SHORT TASK:
Make an exact copy of the data below, leaving out every picture.
* BEGIN *
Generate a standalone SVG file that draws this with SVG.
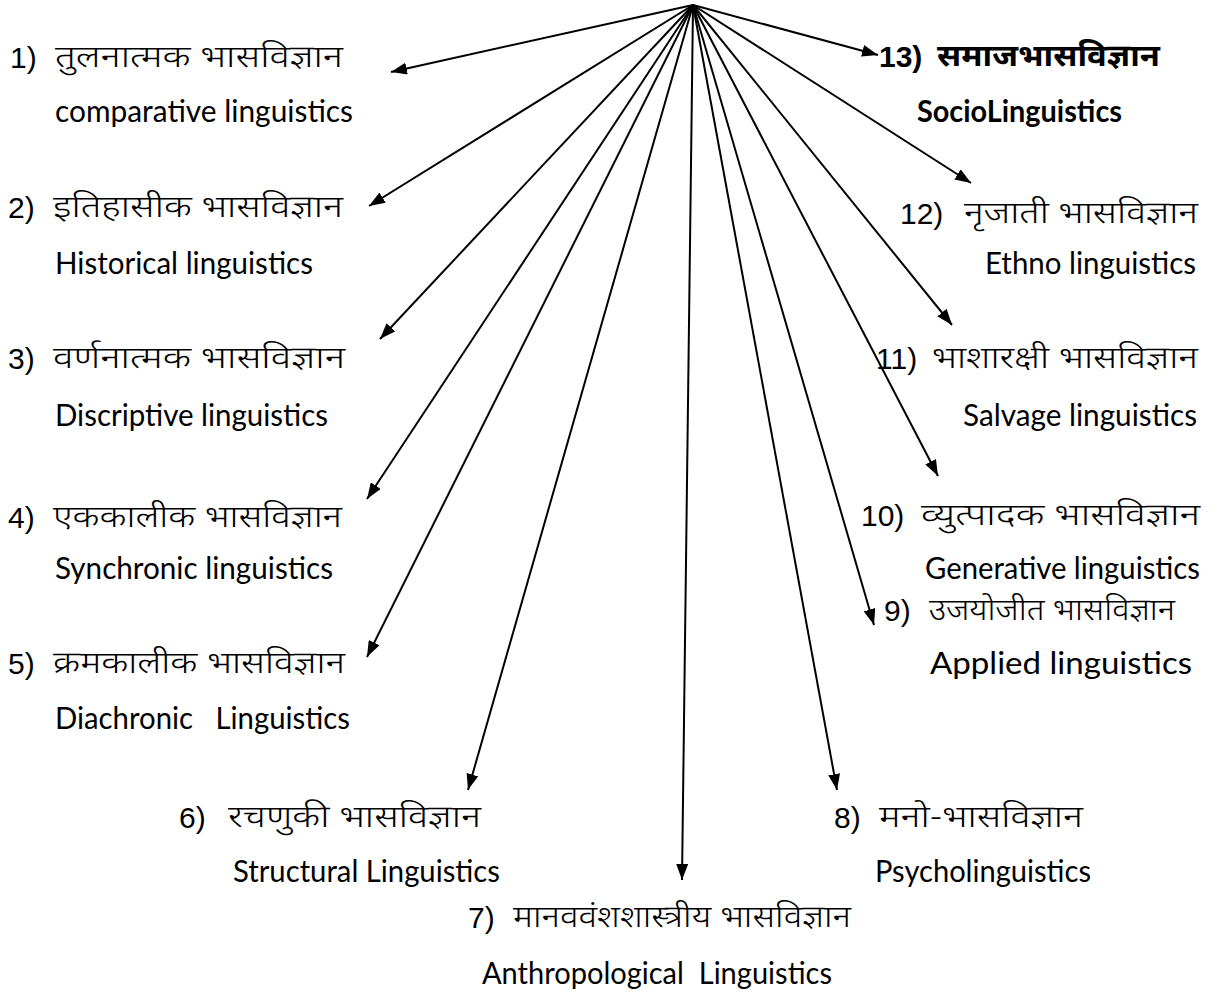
<svg xmlns="http://www.w3.org/2000/svg" width="1231" height="996" viewBox="0 0 1231 996">
<style>
.nm{font-family:'Liberation Sans',Arial,sans-serif;font-size:30px;fill:#000}
.hi{font-family:'Noto Sans Devanagari','Noto Sans',sans-serif;font-size:31px;font-weight:350;fill:#000}
.en{font-family:Lato,'Open Sans',sans-serif;font-size:30px;fill:#000;white-space:pre}
.b{font-weight:bold}
.c{stroke:#000;stroke-width:2;fill:none}
</style>
<defs>
<marker id="ah" markerUnits="userSpaceOnUse" markerWidth="16" markerHeight="12" refX="16" refY="6" orient="auto">
<path d="M0,0 L16,6 L0,12 Z" fill="#000"/>
</marker>
</defs>
<rect width="1231" height="996" fill="#fff"/>
<g id="connectors">
<line class="c" x1="693" y1="5" x2="391" y2="72" marker-end="url(#ah)"/>
<line class="c" x1="693" y1="5" x2="878" y2="55" marker-end="url(#ah)"/>
<line class="c" x1="693" y1="5" x2="369" y2="206" marker-end="url(#ah)"/>
<line class="c" x1="693" y1="5" x2="971" y2="183" marker-end="url(#ah)"/>
<line class="c" x1="693" y1="5" x2="380" y2="339" marker-end="url(#ah)"/>
<line class="c" x1="693" y1="5" x2="952" y2="325" marker-end="url(#ah)"/>
<line class="c" x1="693" y1="5" x2="367" y2="499" marker-end="url(#ah)"/>
<line class="c" x1="693" y1="5" x2="938" y2="476" marker-end="url(#ah)"/>
<line class="c" x1="693" y1="5" x2="367" y2="657" marker-end="url(#ah)"/>
<line class="c" x1="693" y1="5" x2="874" y2="625" marker-end="url(#ah)"/>
<line class="c" x1="693" y1="5" x2="468" y2="790" marker-end="url(#ah)"/>
<line class="c" x1="693" y1="5" x2="837" y2="790" marker-end="url(#ah)"/>
<line class="c" x1="693" y1="5" x2="682" y2="880" marker-end="url(#ah)"/>
</g>
<g id="n1"><text class="nm" x="10" y="68">1)</text><text class="hi" x="55" y="67" textLength="288" lengthAdjust="spacingAndGlyphs">तुलनात्मक भासविज्ञान</text><text class="en" x="55" y="122" textLength="298" lengthAdjust="spacingAndGlyphs">comparative linguistics</text></g>
<g id="n2"><text class="nm" x="8" y="218">2)</text><text class="hi" x="53" y="217" textLength="290" lengthAdjust="spacingAndGlyphs">इतिहासीक भासविज्ञान</text><text class="en" x="55" y="274" textLength="258" lengthAdjust="spacingAndGlyphs">Historical linguistics</text></g>
<g id="n3"><text class="nm" x="8" y="369">3)</text><text class="hi" x="53" y="368" textLength="292" lengthAdjust="spacingAndGlyphs">वर्णनात्मक भासविज्ञान</text><text class="en" x="55" y="426" textLength="273" lengthAdjust="spacingAndGlyphs">Discriptive linguistics</text></g>
<g id="n4"><text class="nm" x="8" y="528">4)</text><text class="hi" x="53" y="527" textLength="289" lengthAdjust="spacingAndGlyphs">एककालीक भासविज्ञान</text><text class="en" x="55" y="579" textLength="278" lengthAdjust="spacingAndGlyphs">Synchronic linguistics</text></g>
<g id="n5"><text class="nm" x="8" y="674">5)</text><text class="hi" x="53" y="673" textLength="292" lengthAdjust="spacingAndGlyphs">क्रमकालीक भासविज्ञान</text><text class="en" x="55" y="729" textLength="295" lengthAdjust="spacingAndGlyphs">Diachronic   Linguistics</text></g>
<g id="n6"><text class="nm" x="179" y="828">6)</text><text class="hi" x="228" y="827" textLength="253" lengthAdjust="spacingAndGlyphs">रचणुकी भासविज्ञान</text><text class="en" x="233" y="882" textLength="267" lengthAdjust="spacingAndGlyphs">Structural Linguistics</text></g>
<g id="n7"><text class="nm" x="468" y="928">7)</text><text class="hi" x="513" y="927" textLength="338" lengthAdjust="spacingAndGlyphs">मानववंशशास्त्रीय भासविज्ञान</text><text class="en" x="482" y="984" textLength="350" lengthAdjust="spacingAndGlyphs">Anthropological  Linguistics</text></g>
<g id="n8"><text class="nm" x="834" y="828">8)</text><text class="hi" x="879" y="827" textLength="204" lengthAdjust="spacingAndGlyphs">मनो-भासविज्ञान</text><text class="en" x="875" y="882" textLength="216" lengthAdjust="spacingAndGlyphs">Psycholinguistics</text></g>
<g id="n9"><text class="nm" x="884" y="621">9)</text><text class="hi" x="929" y="620" textLength="246" lengthAdjust="spacingAndGlyphs">उजयोजीत भासविज्ञान</text><text class="en" x="930" y="674" textLength="262" lengthAdjust="spacingAndGlyphs">Applied linguistics</text></g>
<g id="n10"><text class="nm" x="861" y="526">10)</text><text class="hi" x="921" y="525" textLength="279" lengthAdjust="spacingAndGlyphs">व्युत्पादक भासविज्ञान</text><text class="en" x="925" y="579" textLength="275" lengthAdjust="spacingAndGlyphs">Generative linguistics</text></g>
<g id="n11"><text class="nm" x="876" y="369">11)</text><text class="hi" x="932" y="368" textLength="266" lengthAdjust="spacingAndGlyphs">भाशारक्षी भासविज्ञान</text><text class="en" x="963" y="426" textLength="234" lengthAdjust="spacingAndGlyphs">Salvage linguistics</text></g>
<g id="n12"><text class="nm" x="900" y="224">12)</text><text class="hi" x="964" y="223" textLength="234" lengthAdjust="spacingAndGlyphs">नृजाती भासविज्ञान</text><text class="en" x="985" y="274" textLength="211" lengthAdjust="spacingAndGlyphs">Ethno linguistics</text></g>
<g id="n13"><text class="nm b" x="879" y="67">13)</text><text class="hi b" x="937" y="66" textLength="223" lengthAdjust="spacingAndGlyphs">समाजभासविज्ञान</text><text class="en b" x="917" y="122" textLength="205" lengthAdjust="spacingAndGlyphs">SocioLinguistics</text></g>
</svg>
* END *
ANSWER FOR THIS EXERCISE:
Generate a standalone SVG file that draws this with SVG.
<svg xmlns="http://www.w3.org/2000/svg" width="1231" height="996" viewBox="0 0 1231 996">
<style>
.nm{font-family:'Liberation Sans',Arial,sans-serif;font-size:30px;fill:#000}
.hi{font-family:'Noto Sans Devanagari','Noto Sans',sans-serif;font-size:31px;font-weight:350;fill:#000}
.en{font-family:Lato,'Open Sans',sans-serif;font-size:30px;fill:#000;white-space:pre}
.b{font-weight:bold}
.c{stroke:#000;stroke-width:2;fill:none}
</style>
<defs>
<marker id="ah" markerUnits="userSpaceOnUse" markerWidth="16" markerHeight="12" refX="16" refY="6" orient="auto">
<path d="M0,0 L16,6 L0,12 Z" fill="#000"/>
</marker>
</defs>
<rect width="1231" height="996" fill="#fff"/>
<g id="connectors">
<line class="c" x1="693" y1="5" x2="391" y2="72" marker-end="url(#ah)"/>
<line class="c" x1="693" y1="5" x2="878" y2="55" marker-end="url(#ah)"/>
<line class="c" x1="693" y1="5" x2="369" y2="206" marker-end="url(#ah)"/>
<line class="c" x1="693" y1="5" x2="971" y2="183" marker-end="url(#ah)"/>
<line class="c" x1="693" y1="5" x2="380" y2="339" marker-end="url(#ah)"/>
<line class="c" x1="693" y1="5" x2="952" y2="325" marker-end="url(#ah)"/>
<line class="c" x1="693" y1="5" x2="367" y2="499" marker-end="url(#ah)"/>
<line class="c" x1="693" y1="5" x2="938" y2="476" marker-end="url(#ah)"/>
<line class="c" x1="693" y1="5" x2="367" y2="657" marker-end="url(#ah)"/>
<line class="c" x1="693" y1="5" x2="874" y2="625" marker-end="url(#ah)"/>
<line class="c" x1="693" y1="5" x2="468" y2="790" marker-end="url(#ah)"/>
<line class="c" x1="693" y1="5" x2="837" y2="790" marker-end="url(#ah)"/>
<line class="c" x1="693" y1="5" x2="682" y2="880" marker-end="url(#ah)"/>
</g>
<g id="n1"><text class="nm" x="10" y="68">1)</text><text class="hi" x="55" y="67" textLength="288" lengthAdjust="spacingAndGlyphs">तुलनात्मक भासविज्ञान</text><text class="en" x="55" y="122" textLength="298" lengthAdjust="spacingAndGlyphs">comparative linguistics</text></g>
<g id="n2"><text class="nm" x="8" y="218">2)</text><text class="hi" x="53" y="217" textLength="290" lengthAdjust="spacingAndGlyphs">इतिहासीक भासविज्ञान</text><text class="en" x="55" y="274" textLength="258" lengthAdjust="spacingAndGlyphs">Historical linguistics</text></g>
<g id="n3"><text class="nm" x="8" y="369">3)</text><text class="hi" x="53" y="368" textLength="292" lengthAdjust="spacingAndGlyphs">वर्णनात्मक भासविज्ञान</text><text class="en" x="55" y="426" textLength="273" lengthAdjust="spacingAndGlyphs">Discriptive linguistics</text></g>
<g id="n4"><text class="nm" x="8" y="528">4)</text><text class="hi" x="53" y="527" textLength="289" lengthAdjust="spacingAndGlyphs">एककालीक भासविज्ञान</text><text class="en" x="55" y="579" textLength="278" lengthAdjust="spacingAndGlyphs">Synchronic linguistics</text></g>
<g id="n5"><text class="nm" x="8" y="674">5)</text><text class="hi" x="53" y="673" textLength="292" lengthAdjust="spacingAndGlyphs">क्रमकालीक भासविज्ञान</text><text class="en" x="55" y="729" textLength="295" lengthAdjust="spacingAndGlyphs">Diachronic   Linguistics</text></g>
<g id="n6"><text class="nm" x="179" y="828">6)</text><text class="hi" x="228" y="827" textLength="253" lengthAdjust="spacingAndGlyphs">रचणुकी भासविज्ञान</text><text class="en" x="233" y="882" textLength="267" lengthAdjust="spacingAndGlyphs">Structural Linguistics</text></g>
<g id="n7"><text class="nm" x="468" y="928">7)</text><text class="hi" x="513" y="927" textLength="338" lengthAdjust="spacingAndGlyphs">मानववंशशास्त्रीय भासविज्ञान</text><text class="en" x="482" y="984" textLength="350" lengthAdjust="spacingAndGlyphs">Anthropological  Linguistics</text></g>
<g id="n8"><text class="nm" x="834" y="828">8)</text><text class="hi" x="879" y="827" textLength="204" lengthAdjust="spacingAndGlyphs">मनो-भासविज्ञान</text><text class="en" x="875" y="882" textLength="216" lengthAdjust="spacingAndGlyphs">Psycholinguistics</text></g>
<g id="n9"><text class="nm" x="884" y="621">9)</text><text class="hi" x="929" y="620" textLength="246" lengthAdjust="spacingAndGlyphs">उजयोजीत भासविज्ञान</text><text class="en" x="930" y="674" textLength="262" lengthAdjust="spacingAndGlyphs">Applied linguistics</text></g>
<g id="n10"><text class="nm" x="861" y="526">10)</text><text class="hi" x="921" y="525" textLength="279" lengthAdjust="spacingAndGlyphs">व्युत्पादक भासविज्ञान</text><text class="en" x="925" y="579" textLength="275" lengthAdjust="spacingAndGlyphs">Generative linguistics</text></g>
<g id="n11"><text class="nm" x="876" y="369">11)</text><text class="hi" x="932" y="368" textLength="266" lengthAdjust="spacingAndGlyphs">भाशारक्षी भासविज्ञान</text><text class="en" x="963" y="426" textLength="234" lengthAdjust="spacingAndGlyphs">Salvage linguistics</text></g>
<g id="n12"><text class="nm" x="900" y="224">12)</text><text class="hi" x="964" y="223" textLength="234" lengthAdjust="spacingAndGlyphs">नृजाती भासविज्ञान</text><text class="en" x="985" y="274" textLength="211" lengthAdjust="spacingAndGlyphs">Ethno linguistics</text></g>
<g id="n13"><text class="nm b" x="879" y="67">13)</text><text class="hi b" x="937" y="66" textLength="223" lengthAdjust="spacingAndGlyphs">समाजभासविज्ञान</text><text class="en b" x="917" y="122" textLength="205" lengthAdjust="spacingAndGlyphs">SocioLinguistics</text></g>
</svg>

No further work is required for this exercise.